AIM: Return the lines that follow, exactly as they appear, from the first through the one containing "from bokeh.resources import INLINE"; no pictures are to be included.

Records from a dataset:

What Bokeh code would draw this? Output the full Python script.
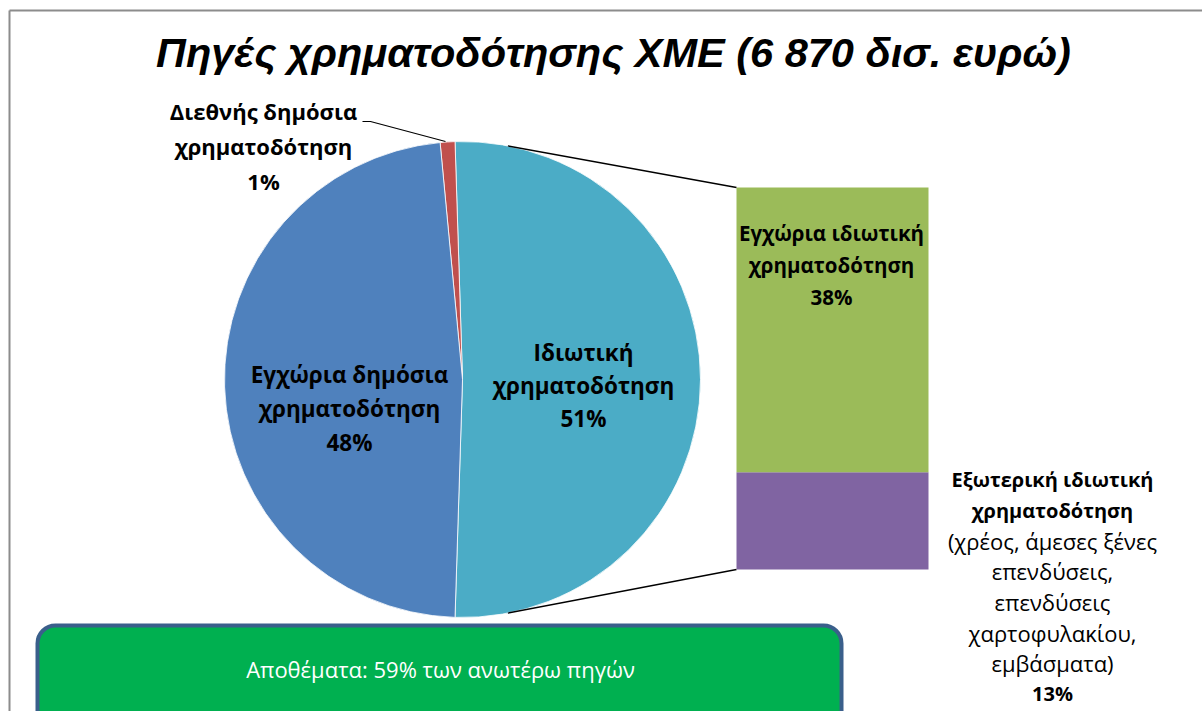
import math
from bokeh.plotting import figure
from bokeh.models import Range1d, ColumnDataSource
from bokeh.core.properties import value
from bokeh.embed import file_html
from bokeh.resources import INLINE

# ---------------- data ----------------
title_text = "Πηγές χρηματοδότησης ΧΜΕ (6 870 δισ. ευρώ)"
pie_names = ["Ιδιωτική χρηματοδότηση", "Διεθνής δημόσια χρηματοδότηση", "Εγχώρια δημόσια χρηματοδότηση"]
pie_values = [51, 1, 48]
pie_colors = ["#4BACC6", "#C0504D", "#4F81BD"]
bar_names = ["Εξωτερική ιδιωτική χρηματοδότηση", "Εγχώρια ιδιωτική χρηματοδότηση"]
bar_values = [13, 38]
bar_colors = ["#8064A2", "#9BBB59"]
reserves_text = "Αποθέματα: 59% των ανωτέρω πηγών"

W, H = 1202, 711
FONT = "Open Sans"


def Y(px):
    return H - px


p = figure(width=W, height=H, output_backend="svg", toolbar_location=None,
           x_range=Range1d(0, W), y_range=Range1d(0, H), min_border=0)
p.axis.visible = False
p.grid.visible = False
p.outline_line_color = None
p.background_fill_color = "white"
p.border_fill_color = "white"

# chart border (partial frame)
p.segment(x0=[9, 9], y0=[Y(10), Y(10)], x1=[W, 9], y1=[Y(10), 0], line_color="#8C8C8C", line_width=2)

# ---------------- pie ----------------
cx, cy, r = 462, Y(379), 238
total = sum(pie_values)
start = -math.pi * pie_values[0] / total  # first slice centred on 3 o'clock
starts, ends = [], []
a = start
for v in pie_values:
    starts.append(a)
    a += 2 * math.pi * v / total
    ends.append(a)
src = ColumnDataSource(dict(start=starts, end=ends, color=pie_colors))
p.wedge(x=cx, y=cy, radius=r, start_angle="start", end_angle="end", fill_color="color",
        line_color="white", line_width=0.8, source=src)

# ---------------- bar of pie ----------------
bx0, bx1 = 736, 928
b_top, b_bot = Y(187), Y(569)
scale = (b_top - b_bot) / sum(bar_values)
bottoms, tops = [], []
acc = b_bot
for v in bar_values:
    bottoms.append(acc)
    acc += v * scale
    tops.append(acc)
bsrc = ColumnDataSource(dict(bottom=bottoms, top=tops, color=bar_colors))
p.quad(left=bx0, right=bx1, bottom="bottom", top="top", fill_color="color", line_color=None, source=bsrc)

# connector lines
ang = math.radians(79)
p.segment(x0=[cx + r * math.cos(ang), cx + r * math.cos(ang)],
          y0=[cy + r * math.sin(ang), cy - r * math.sin(ang)],
          x1=[bx0, bx0], y1=[tops[-1], bottoms[0]], line_color="black", line_width=1.5)

# leader line for small slice
p.line(x=[362, 370, 445], y=[Y(121), Y(121), Y(141)], line_color="black", line_width=1.2)


def txt(x, ypx, s, size, bold=True, color="black", font=FONT, style=None):
    fs = "bold" if bold else "normal"
    if style:
        fs = style
    p.text(x=[x], y=[Y(ypx)], text=[s], text_font=value(font), text_font_size=f"{size}px",
           text_font_style=fs, text_align="center", text_baseline="middle", text_color=color)


# title
txt(613, 52, title_text, 41.5, style="bold italic", font="Liberation Sans")

n = pie_names[1].split(" ")
for i, s in enumerate([n[0] + " " + n[1], n[2], f"{pie_values[1]}%"]):
    txt(263, 110 + 35 * i, s, 22)
n = pie_names[2].split(" ")
for i, s in enumerate([n[0] + " " + n[1], n[2], f"{pie_values[2]}%"]):
    txt(349, 374 + 34 * i, s, 22.5)
n = pie_names[0].split(" ")
for i, s in enumerate([n[0], n[1], f"{pie_values[0]}%"]):
    txt(583, 352 + 33 * i, s, 22.5)

# bar labels
n = bar_names[1].split(" ")
for i, s in enumerate([n[0] + " " + n[1], n[2], f"{bar_values[1]}%"]):
    txt(831, 232 + 32 * i, s, 20.5)
n = bar_names[0].split(" ")
rl = [(n[0] + " " + n[1], True), (n[2], True), ("(χρέος, άμεσες ξένες", False), ("επενδύσεις,", False),
      ("επενδύσεις", False), ("χαρτοφυλακίου,", False), ("εμβάσματα)", False), (f"{bar_values[0]}%", True)]
for i, (s, b) in enumerate(rl):
    txt(1052, 479 + 30.6 * i, s, 20 if b else 22, bold=b)

# reserves box
p.quad(left=37, right=841, top=Y(625), bottom=-40, fill_color="#00B050", line_color="#3A5F8B",
       line_width=4, border_radius=18)
txt(440, 668, reserves_text, 22, bold=False, color="white")

open("out.html", "w").write(file_html(p, INLINE))
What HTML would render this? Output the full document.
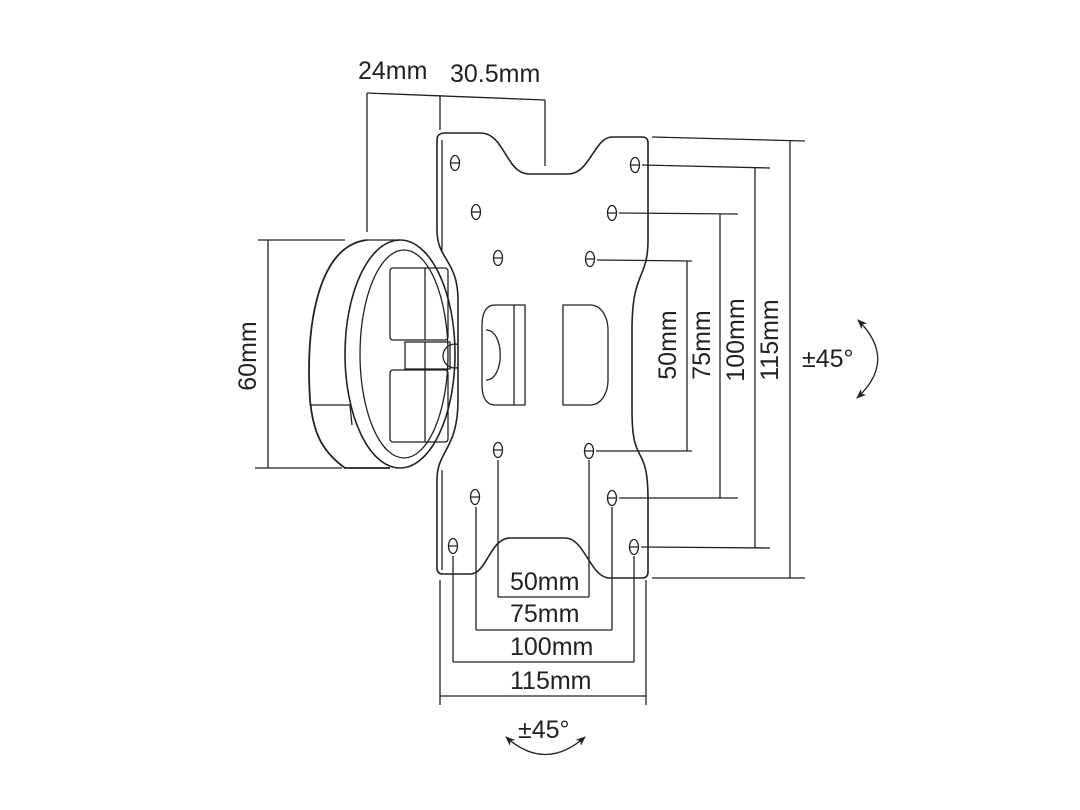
<!DOCTYPE html>
<html><head><meta charset="utf-8"><style>
html,body{margin:0;padding:0;background:#fff;}
svg{display:block;}
text{font-family:"Liberation Sans","DejaVu Sans",sans-serif;fill:#222;font-size:25px;}
</style></head><body>
<svg width="1080" height="810" viewBox="0 0 1080 810" xmlns="http://www.w3.org/2000/svg">
<defs>
<marker id="ah" markerWidth="12" markerHeight="12" refX="9" refY="5" orient="auto-start-reverse" markerUnits="userSpaceOnUse"><path d="M0,1 L10,5 L0,9 L3,5 Z" fill="#222"/></marker>
</defs>
<g fill="none" stroke="#222" stroke-width="1.3">
<line x1="367" y1="93" x2="545" y2="100"/>
<line x1="367" y1="93" x2="367" y2="232"/>
<line x1="440" y1="95" x2="440" y2="130"/>
<line x1="545" y1="100" x2="545" y2="166"/>
<line x1="268" y1="240" x2="268" y2="468"/>
<line x1="258" y1="240" x2="345" y2="240"/>
<line x1="255" y1="468" x2="342" y2="468"/>
<path d="M367,240 C320,245 305,320 310,400 C313,430 320,450 345,468 L390,468" stroke-width="1.8"/>
<path d="M310,405 L350,405 L352,425"/>
<path d="M367,240 L400,240" />
<ellipse cx="400" cy="354" rx="55" ry="114" stroke-width="1.6"/>
<ellipse cx="404" cy="354" rx="44" ry="104"/>
<rect x="390" y="268" width="58" height="72" rx="3"/>
<line x1="425" y1="268" x2="425" y2="340"/>
<rect x="390" y="370" width="58" height="72" rx="3"/>
<line x1="425" y1="370" x2="425" y2="442"/>
<rect x="405" y="342" width="45" height="27"/>
<line x1="425" y1="342" x2="425" y2="369"/>
<circle cx="455" cy="356" r="12"/>
<path fill="#fff" stroke-width="1.6" d="M445,133 L480,133 C505,133 505,172 528,174 L570,174 C590,172 595,137 612,137 L642,137 Q648,137 648,143 L648,240 C648,280 632,270 632,330 L632,410 C632,470 648,440 648,500 L648,572 Q648,578 642,578 L610,578 C590,578 585,538 565,538 L510,538 C490,538 487,574 470,574 L443,574 Q437,574 437,568 L437,480 C437,450 458,450 458,400 L458,300 C458,260 437,260 437,230 L437,140 Q437,133 445,133 Z"/>
<path d="M442,140 L442,250 M442,470 L442,570"/>
<path d="M495,305 L525,305 L525,405 L495,405 C485,405 482,395 482,385 L482,325 C482,315 485,305 495,305 Z"/>
<line x1="514" y1="305" x2="514" y2="405"/>
<path d="M486,330 C505,330 505,380 486,380"/>
<path d="M563,305 L590,305 C602,305 608,318 608,330 L608,380 C608,392 602,405 590,405 L563,405 Z"/>
<g stroke-width="1.3">
<ellipse cx="455" cy="163" rx="4.5" ry="7.5"/><ellipse cx="635" cy="165" rx="4.5" ry="7.5"/>
<ellipse cx="476" cy="212" rx="4.5" ry="7.5"/><ellipse cx="612" cy="213" rx="4.5" ry="7.5"/>
<ellipse cx="498" cy="258" rx="4.5" ry="7.5"/><ellipse cx="590" cy="259" rx="4.5" ry="7.5"/>
<ellipse cx="498" cy="450" rx="4.5" ry="7.5"/><ellipse cx="589" cy="451" rx="4.5" ry="7.5"/>
<ellipse cx="475" cy="497" rx="4.5" ry="7.5"/><ellipse cx="612" cy="498" rx="4.5" ry="7.5"/>
<ellipse cx="453" cy="546" rx="4.5" ry="7.5"/><ellipse cx="634" cy="547" rx="4.5" ry="7.5"/>
<path d="M451,163h8M631,165h8M472,212h8M608,213h8M494,258h8M586,259h8M494,450h8M585,451h8M471,497h8M608,498h8M449,546h8M630,547h8"/>
</g>
<line x1="642" y1="165" x2="770" y2="168"/>
<line x1="619" y1="213" x2="738" y2="214"/>
<line x1="597" y1="260" x2="692" y2="261"/>
<line x1="596" y1="451" x2="692" y2="451"/>
<line x1="619" y1="498" x2="738" y2="498"/>
<line x1="641" y1="547" x2="770" y2="548"/>
<line x1="652" y1="137" x2="805" y2="141"/>
<line x1="652" y1="578" x2="805" y2="578"/>
<line x1="687" y1="261" x2="687" y2="451"/>
<line x1="720" y1="214" x2="720" y2="498"/>
<line x1="755" y1="168" x2="755" y2="548"/>
<line x1="790" y1="141" x2="790" y2="578"/>
<line x1="498" y1="460" x2="498" y2="597"/><line x1="589" y1="460" x2="589" y2="597"/>
<line x1="476" y1="507" x2="476" y2="630"/><line x1="612" y1="507" x2="612" y2="630"/>
<line x1="453" y1="556" x2="453" y2="662"/><line x1="634" y1="556" x2="634" y2="662"/>
<line x1="440" y1="580" x2="440" y2="705"/><line x1="646" y1="580" x2="646" y2="705"/>
<line x1="498" y1="597" x2="589" y2="597"/>
<line x1="476" y1="630" x2="612" y2="630"/>
<line x1="453" y1="662" x2="634" y2="662"/>
<line x1="440" y1="696" x2="646" y2="696"/>
<path d="M858,320 Q898,360 857,398" marker-start="url(#ah)" marker-end="url(#ah)"/>
<path d="M506,737 Q545,772 585,737" marker-start="url(#ah)" marker-end="url(#ah)"/>
</g>
<text x="358" y="79">24mm</text>
<text x="450" y="82">30.5mm</text>
<text x="510" y="590">50mm</text>
<text x="510" y="622">75mm</text>
<text x="510" y="655">100mm</text>
<text x="510" y="689">115mm</text>
<text x="518" y="738">±45°</text>
<text x="802" y="367">±45°</text>
<text transform="translate(256,356) rotate(-90)" text-anchor="middle">60mm</text>
<text transform="translate(676,345) rotate(-90)" text-anchor="middle">50mm</text>
<text transform="translate(710,345) rotate(-90)" text-anchor="middle">75mm</text>
<text transform="translate(744,340) rotate(-90)" text-anchor="middle">100mm</text>
<text transform="translate(778,340) rotate(-90)" text-anchor="middle">115mm</text>
</svg>
</body></html>
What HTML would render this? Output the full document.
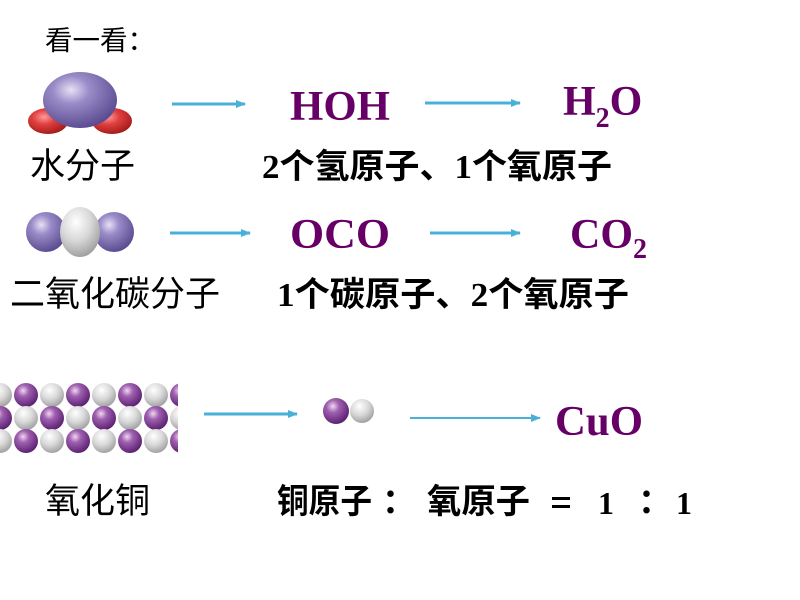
<!DOCTYPE html>
<html><head><meta charset="utf-8"><style>
html,body{margin:0;padding:0;background:#fff;width:800px;height:600px;overflow:hidden}
svg{display:block}
.f{font-family:"Liberation Serif",serif;font-weight:bold;fill:#660066}
.c{font-family:"Liberation Serif","Noto Sans CJK SC",sans-serif;fill:#000}
</style></head><body>
<svg width="800" height="600" viewBox="0 0 800 600" xmlns="http://www.w3.org/2000/svg">
<defs>
<radialGradient id="pu" cx="0.38" cy="0.32" r="0.7"><stop offset="0" stop-color="#e8e0f5"/><stop offset="0.35" stop-color="#9a8cc8"/><stop offset="1" stop-color="#5a4a90"/></radialGradient>
<radialGradient id="rd" cx="0.4" cy="0.35" r="0.7"><stop offset="0" stop-color="#ff9a9a"/><stop offset="0.4" stop-color="#e04040"/><stop offset="1" stop-color="#a01818"/></radialGradient>
<radialGradient id="gr" cx="0.4" cy="0.3" r="0.75"><stop offset="0" stop-color="#ffffff"/><stop offset="0.5" stop-color="#d8d8d8"/><stop offset="1" stop-color="#9a9a9a"/></radialGradient>
<radialGradient id="mg" cx="0.38" cy="0.32" r="0.7"><stop offset="0" stop-color="#f0d8f0"/><stop offset="0.35" stop-color="#a060b0"/><stop offset="1" stop-color="#5a2070"/></radialGradient>
<marker id="ah" markerWidth="10" markerHeight="8" refX="9" refY="4" orient="auto" markerUnits="userSpaceOnUse"><path d="M0,0 L10,4 L0,8 Z" fill="#4ab0d8"/></marker>
</defs>
<text x="45" y="50" class="c" font-size="27" textLength="110" lengthAdjust="spacingAndGlyphs">看一看：</text>
<ellipse cx="48" cy="121" rx="20" ry="13" fill="url(#rd)"/>
<ellipse cx="112" cy="121" rx="20" ry="13" fill="url(#rd)"/>
<ellipse cx="80" cy="100" rx="37" ry="28" fill="url(#pu)"/>
<line x1="172" y1="104" x2="245" y2="104" stroke="#4ab0d8" stroke-width="3" marker-end="url(#ah)"/>
<text x="290" y="120" class="f" font-size="42" textLength="100" lengthAdjust="spacingAndGlyphs">HOH</text>
<line x1="425" y1="103" x2="520" y2="103" stroke="#4ab0d8" stroke-width="3" marker-end="url(#ah)"/>
<text x="563" y="115" class="f" font-size="42">H<tspan font-size="28" dy="12">2</tspan><tspan dy="-12">O</tspan></text>
<text x="30" y="178" class="c" font-size="35" textLength="105" lengthAdjust="spacingAndGlyphs">水分子</text>
<text x="262" y="178" class="c" font-size="34" font-weight="bold" textLength="350" lengthAdjust="spacingAndGlyphs">2个氢原子、1个氧原子</text>
<circle cx="46" cy="232" r="20" fill="url(#pu)"/>
<circle cx="114" cy="232" r="20" fill="url(#pu)"/>
<ellipse cx="80" cy="232" rx="20" ry="25" fill="url(#gr)"/>
<line x1="170" y1="233" x2="250" y2="233" stroke="#4ab0d8" stroke-width="3" marker-end="url(#ah)"/>
<text x="290" y="248" class="f" font-size="42" textLength="100" lengthAdjust="spacingAndGlyphs">OCO</text>
<line x1="430" y1="233" x2="520" y2="233" stroke="#4ab0d8" stroke-width="3" marker-end="url(#ah)"/>
<text x="570" y="248" class="f" font-size="42">CO<tspan font-size="28" dy="10">2</tspan></text>
<text x="10" y="306" class="c" font-size="35" textLength="210" lengthAdjust="spacingAndGlyphs">二氧化碳分子</text>
<text x="277" y="306" class="c" font-size="34" font-weight="bold" textLength="352" lengthAdjust="spacingAndGlyphs">1个碳原子、2个氧原子</text>
<svg x="0" y="380" width="178" height="76" viewBox="0 0 178 76">
<g>
<circle cx="0" cy="15" r="12" fill="url(#gr)"/><circle cx="26" cy="15" r="12" fill="url(#mg)"/><circle cx="52" cy="15" r="12" fill="url(#gr)"/><circle cx="78" cy="15" r="12" fill="url(#mg)"/><circle cx="104" cy="15" r="12" fill="url(#gr)"/><circle cx="130" cy="15" r="12" fill="url(#mg)"/><circle cx="156" cy="15" r="12" fill="url(#gr)"/><circle cx="182" cy="15" r="12" fill="url(#mg)"/>
<circle cx="0" cy="38" r="12" fill="url(#mg)"/><circle cx="26" cy="38" r="12" fill="url(#gr)"/><circle cx="52" cy="38" r="12" fill="url(#mg)"/><circle cx="78" cy="38" r="12" fill="url(#gr)"/><circle cx="104" cy="38" r="12" fill="url(#mg)"/><circle cx="130" cy="38" r="12" fill="url(#gr)"/><circle cx="156" cy="38" r="12" fill="url(#mg)"/><circle cx="182" cy="38" r="12" fill="url(#gr)"/>
<circle cx="0" cy="61" r="12" fill="url(#gr)"/><circle cx="26" cy="61" r="12" fill="url(#mg)"/><circle cx="52" cy="61" r="12" fill="url(#gr)"/><circle cx="78" cy="61" r="12" fill="url(#mg)"/><circle cx="104" cy="61" r="12" fill="url(#gr)"/><circle cx="130" cy="61" r="12" fill="url(#mg)"/><circle cx="156" cy="61" r="12" fill="url(#gr)"/><circle cx="182" cy="61" r="12" fill="url(#mg)"/>
</g></svg>
<line x1="204" y1="414" x2="297" y2="414" stroke="#4ab0d8" stroke-width="3" marker-end="url(#ah)"/>
<circle cx="336" cy="411" r="13" fill="url(#mg)"/>
<circle cx="362" cy="411" r="12" fill="url(#gr)"/>
<line x1="410" y1="418" x2="540" y2="418" stroke="#4ab0d8" stroke-width="2" marker-end="url(#ah)"/>
<text x="555" y="435" class="f" font-size="42" textLength="88" lengthAdjust="spacingAndGlyphs">CuO</text>
<text x="45" y="513" class="c" font-size="35" textLength="105" lengthAdjust="spacingAndGlyphs">氧化铜</text>
<text x="277" y="513" class="c" font-size="34" font-weight="bold" textLength="95" lengthAdjust="spacingAndGlyphs">铜原子</text>
<text x="382" y="513" class="c" font-size="34" font-weight="bold">：</text>
<text x="427" y="513" class="c" font-size="34" font-weight="bold" textLength="103" lengthAdjust="spacingAndGlyphs">氧原子</text>
<rect x="552" y="497" width="18" height="3" fill="#000"/>
<rect x="552" y="505" width="18" height="3" fill="#000"/>
<text x="598" y="514" class="c" font-size="32" font-weight="bold">1</text>
<text x="638" y="513" class="c" font-size="34" font-weight="bold">：</text>
<text x="676" y="514" class="c" font-size="32" font-weight="bold">1</text>
</svg>
</body></html>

OUTPUT OF THE EXERCISE:
What Bokeh code would draw this? Output the full Python script.
import math
from bokeh.plotting import figure
from bokeh.models import Range1d, ColumnDataSource
from bokeh.core.properties import value
from bokeh.embed import file_html
from bokeh.resources import INLINE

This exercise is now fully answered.